■ Your task ■
Repeat the material verbatim and drop the pictures.

■ Raw data ■
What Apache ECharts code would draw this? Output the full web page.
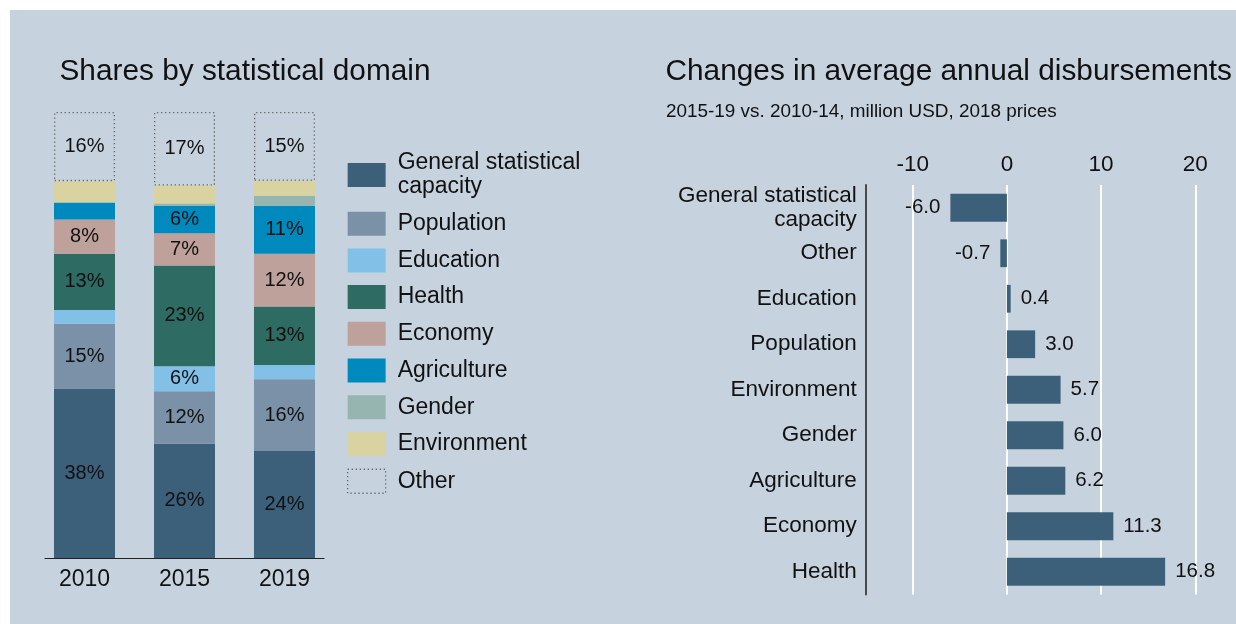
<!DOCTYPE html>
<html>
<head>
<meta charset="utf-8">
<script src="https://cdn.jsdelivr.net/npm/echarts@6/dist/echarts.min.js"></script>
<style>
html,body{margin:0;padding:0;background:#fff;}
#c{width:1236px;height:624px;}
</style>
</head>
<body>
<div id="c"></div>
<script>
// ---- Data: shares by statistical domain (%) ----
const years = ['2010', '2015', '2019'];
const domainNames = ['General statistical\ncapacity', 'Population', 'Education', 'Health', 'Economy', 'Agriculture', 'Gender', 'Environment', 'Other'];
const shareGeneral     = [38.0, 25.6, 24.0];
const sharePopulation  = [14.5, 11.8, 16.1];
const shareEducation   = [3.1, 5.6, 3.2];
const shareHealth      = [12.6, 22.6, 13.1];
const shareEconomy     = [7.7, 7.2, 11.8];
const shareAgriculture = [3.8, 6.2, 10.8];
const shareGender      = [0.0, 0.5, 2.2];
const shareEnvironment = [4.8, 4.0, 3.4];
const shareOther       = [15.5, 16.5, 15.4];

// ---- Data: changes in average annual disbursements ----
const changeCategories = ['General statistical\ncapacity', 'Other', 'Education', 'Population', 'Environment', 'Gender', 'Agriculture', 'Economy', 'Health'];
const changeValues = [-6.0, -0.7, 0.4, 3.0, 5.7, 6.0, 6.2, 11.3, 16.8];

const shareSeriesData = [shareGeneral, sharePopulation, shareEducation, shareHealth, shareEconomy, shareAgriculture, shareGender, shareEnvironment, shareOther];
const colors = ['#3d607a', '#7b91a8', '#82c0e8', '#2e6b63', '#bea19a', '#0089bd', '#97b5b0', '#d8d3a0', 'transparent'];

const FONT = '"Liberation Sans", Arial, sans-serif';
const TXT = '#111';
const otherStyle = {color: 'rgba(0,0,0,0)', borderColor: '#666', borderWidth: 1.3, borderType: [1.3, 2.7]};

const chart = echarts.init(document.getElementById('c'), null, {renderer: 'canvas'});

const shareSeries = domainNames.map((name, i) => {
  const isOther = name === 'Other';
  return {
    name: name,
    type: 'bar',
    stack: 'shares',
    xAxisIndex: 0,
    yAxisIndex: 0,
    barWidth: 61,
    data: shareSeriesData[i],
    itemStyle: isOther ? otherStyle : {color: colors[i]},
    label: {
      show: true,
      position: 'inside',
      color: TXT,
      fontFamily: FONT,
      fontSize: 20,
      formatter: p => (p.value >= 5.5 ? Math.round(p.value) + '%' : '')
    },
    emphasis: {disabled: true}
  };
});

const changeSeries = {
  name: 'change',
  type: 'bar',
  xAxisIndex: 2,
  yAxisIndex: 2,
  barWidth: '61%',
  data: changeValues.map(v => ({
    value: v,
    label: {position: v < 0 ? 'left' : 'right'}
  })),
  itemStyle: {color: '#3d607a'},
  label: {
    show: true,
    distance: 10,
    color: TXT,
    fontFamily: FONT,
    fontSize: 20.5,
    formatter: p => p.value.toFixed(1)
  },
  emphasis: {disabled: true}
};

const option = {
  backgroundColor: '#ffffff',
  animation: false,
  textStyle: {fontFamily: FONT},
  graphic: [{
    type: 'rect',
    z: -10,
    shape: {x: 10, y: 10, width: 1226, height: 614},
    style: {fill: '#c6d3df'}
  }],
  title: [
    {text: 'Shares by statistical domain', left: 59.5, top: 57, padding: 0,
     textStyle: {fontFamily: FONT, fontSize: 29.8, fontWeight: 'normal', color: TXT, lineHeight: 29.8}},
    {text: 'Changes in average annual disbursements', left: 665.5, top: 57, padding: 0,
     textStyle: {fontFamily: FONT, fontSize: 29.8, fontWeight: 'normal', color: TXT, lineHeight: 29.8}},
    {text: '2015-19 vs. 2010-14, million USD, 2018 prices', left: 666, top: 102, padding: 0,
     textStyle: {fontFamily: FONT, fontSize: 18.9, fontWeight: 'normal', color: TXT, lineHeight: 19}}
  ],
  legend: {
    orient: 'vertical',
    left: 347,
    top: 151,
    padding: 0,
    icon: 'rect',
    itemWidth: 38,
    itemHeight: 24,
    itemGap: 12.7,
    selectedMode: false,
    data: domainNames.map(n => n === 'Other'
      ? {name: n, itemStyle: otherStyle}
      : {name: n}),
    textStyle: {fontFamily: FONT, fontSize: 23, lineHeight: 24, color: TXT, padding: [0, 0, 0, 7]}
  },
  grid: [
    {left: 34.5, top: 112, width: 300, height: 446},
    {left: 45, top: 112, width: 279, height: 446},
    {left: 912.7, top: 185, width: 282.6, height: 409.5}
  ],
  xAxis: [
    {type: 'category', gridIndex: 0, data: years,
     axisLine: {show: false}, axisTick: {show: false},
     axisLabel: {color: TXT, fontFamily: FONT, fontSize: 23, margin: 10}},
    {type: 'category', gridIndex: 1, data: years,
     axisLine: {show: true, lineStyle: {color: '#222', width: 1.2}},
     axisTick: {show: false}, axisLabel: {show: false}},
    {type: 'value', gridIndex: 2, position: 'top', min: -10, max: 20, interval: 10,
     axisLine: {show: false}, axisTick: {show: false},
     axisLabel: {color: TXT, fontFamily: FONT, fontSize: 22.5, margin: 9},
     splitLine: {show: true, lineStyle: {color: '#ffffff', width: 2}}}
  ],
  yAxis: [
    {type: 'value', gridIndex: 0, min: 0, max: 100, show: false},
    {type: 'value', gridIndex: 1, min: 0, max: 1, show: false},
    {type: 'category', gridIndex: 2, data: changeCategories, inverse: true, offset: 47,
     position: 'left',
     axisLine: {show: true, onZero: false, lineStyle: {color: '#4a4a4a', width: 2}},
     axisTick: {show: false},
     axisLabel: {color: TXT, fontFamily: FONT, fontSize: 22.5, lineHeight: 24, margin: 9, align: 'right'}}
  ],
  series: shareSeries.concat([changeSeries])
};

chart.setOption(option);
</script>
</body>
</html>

■ Final answer ■
What Apache ECharts code would draw this? Output the full web page.
<!DOCTYPE html>
<html>
<head>
<meta charset="utf-8">
<script src="https://cdn.jsdelivr.net/npm/echarts@6/dist/echarts.min.js"></script>
<style>
html,body{margin:0;padding:0;background:#fff;}
#c{width:1236px;height:624px;}
</style>
</head>
<body>
<div id="c"></div>
<script>
// ---- Data: shares by statistical domain (%) ----
const years = ['2010', '2015', '2019'];
const domainNames = ['General statistical\ncapacity', 'Population', 'Education', 'Health', 'Economy', 'Agriculture', 'Gender', 'Environment', 'Other'];
const shareGeneral     = [38.0, 25.6, 24.0];
const sharePopulation  = [14.5, 11.8, 16.1];
const shareEducation   = [3.1, 5.6, 3.2];
const shareHealth      = [12.6, 22.6, 13.1];
const shareEconomy     = [7.7, 7.2, 11.8];
const shareAgriculture = [3.8, 6.2, 10.8];
const shareGender      = [0.0, 0.5, 2.2];
const shareEnvironment = [4.8, 4.0, 3.4];
const shareOther       = [15.5, 16.5, 15.4];

// ---- Data: changes in average annual disbursements ----
const changeCategories = ['General statistical\ncapacity', 'Other', 'Education', 'Population', 'Environment', 'Gender', 'Agriculture', 'Economy', 'Health'];
const changeValues = [-6.0, -0.7, 0.4, 3.0, 5.7, 6.0, 6.2, 11.3, 16.8];

const shareSeriesData = [shareGeneral, sharePopulation, shareEducation, shareHealth, shareEconomy, shareAgriculture, shareGender, shareEnvironment, shareOther];
const colors = ['#3d607a', '#7b91a8', '#82c0e8', '#2e6b63', '#bea19a', '#0089bd', '#97b5b0', '#d8d3a0', 'transparent'];

const FONT = '"Liberation Sans", Arial, sans-serif';
const TXT = '#111';
const otherStyle = {color: 'rgba(0,0,0,0)', borderColor: '#666', borderWidth: 1.3, borderType: [1.3, 2.7]};

const chart = echarts.init(document.getElementById('c'), null, {renderer: 'canvas'});

const shareSeries = domainNames.map((name, i) => {
  const isOther = name === 'Other';
  return {
    name: name,
    type: 'bar',
    stack: 'shares',
    xAxisIndex: 0,
    yAxisIndex: 0,
    barWidth: 61,
    data: shareSeriesData[i],
    itemStyle: isOther ? otherStyle : {color: colors[i]},
    label: {
      show: true,
      position: 'inside',
      color: TXT,
      fontFamily: FONT,
      fontSize: 20,
      formatter: p => (p.value >= 5.5 ? Math.round(p.value) + '%' : '')
    },
    emphasis: {disabled: true}
  };
});

const changeSeries = {
  name: 'change',
  type: 'bar',
  xAxisIndex: 2,
  yAxisIndex: 2,
  barWidth: '61%',
  data: changeValues.map(v => ({
    value: v,
    label: {position: v < 0 ? 'left' : 'right'}
  })),
  itemStyle: {color: '#3d607a'},
  label: {
    show: true,
    distance: 10,
    color: TXT,
    fontFamily: FONT,
    fontSize: 20.5,
    formatter: p => p.value.toFixed(1)
  },
  emphasis: {disabled: true}
};

const option = {
  backgroundColor: '#ffffff',
  animation: false,
  textStyle: {fontFamily: FONT},
  graphic: [{
    type: 'rect',
    z: -10,
    shape: {x: 10, y: 10, width: 1226, height: 614},
    style: {fill: '#c6d3df'}
  }],
  title: [
    {text: 'Shares by statistical domain', left: 59.5, top: 57, padding: 0,
     textStyle: {fontFamily: FONT, fontSize: 29.8, fontWeight: 'normal', color: TXT, lineHeight: 29.8}},
    {text: 'Changes in average annual disbursements', left: 665.5, top: 57, padding: 0,
     textStyle: {fontFamily: FONT, fontSize: 29.8, fontWeight: 'normal', color: TXT, lineHeight: 29.8}},
    {text: '2015-19 vs. 2010-14, million USD, 2018 prices', left: 666, top: 102, padding: 0,
     textStyle: {fontFamily: FONT, fontSize: 18.9, fontWeight: 'normal', color: TXT, lineHeight: 19}}
  ],
  legend: {
    orient: 'vertical',
    left: 347,
    top: 151,
    padding: 0,
    icon: 'rect',
    itemWidth: 38,
    itemHeight: 24,
    itemGap: 12.7,
    selectedMode: false,
    data: domainNames.map(n => n === 'Other'
      ? {name: n, itemStyle: otherStyle}
      : {name: n}),
    textStyle: {fontFamily: FONT, fontSize: 23, lineHeight: 24, color: TXT, padding: [0, 0, 0, 7]}
  },
  grid: [
    {left: 34.5, top: 112, width: 300, height: 446},
    {left: 45, top: 112, width: 279, height: 446},
    {left: 912.7, top: 185, width: 282.6, height: 409.5}
  ],
  xAxis: [
    {type: 'category', gridIndex: 0, data: years,
     axisLine: {show: false}, axisTick: {show: false},
     axisLabel: {color: TXT, fontFamily: FONT, fontSize: 23, margin: 10}},
    {type: 'category', gridIndex: 1, data: years,
     axisLine: {show: true, lineStyle: {color: '#222', width: 1.2}},
     axisTick: {show: false}, axisLabel: {show: false}},
    {type: 'value', gridIndex: 2, position: 'top', min: -10, max: 20, interval: 10,
     axisLine: {show: false}, axisTick: {show: false},
     axisLabel: {color: TXT, fontFamily: FONT, fontSize: 22.5, margin: 9},
     splitLine: {show: true, lineStyle: {color: '#ffffff', width: 2}}}
  ],
  yAxis: [
    {type: 'value', gridIndex: 0, min: 0, max: 100, show: false},
    {type: 'value', gridIndex: 1, min: 0, max: 1, show: false},
    {type: 'category', gridIndex: 2, data: changeCategories, inverse: true, offset: 47,
     position: 'left',
     axisLine: {show: true, onZero: false, lineStyle: {color: '#4a4a4a', width: 2}},
     axisTick: {show: false},
     axisLabel: {color: TXT, fontFamily: FONT, fontSize: 22.5, lineHeight: 24, margin: 9, align: 'right'}}
  ],
  series: shareSeries.concat([changeSeries])
};

chart.setOption(option);
</script>
</body>
</html>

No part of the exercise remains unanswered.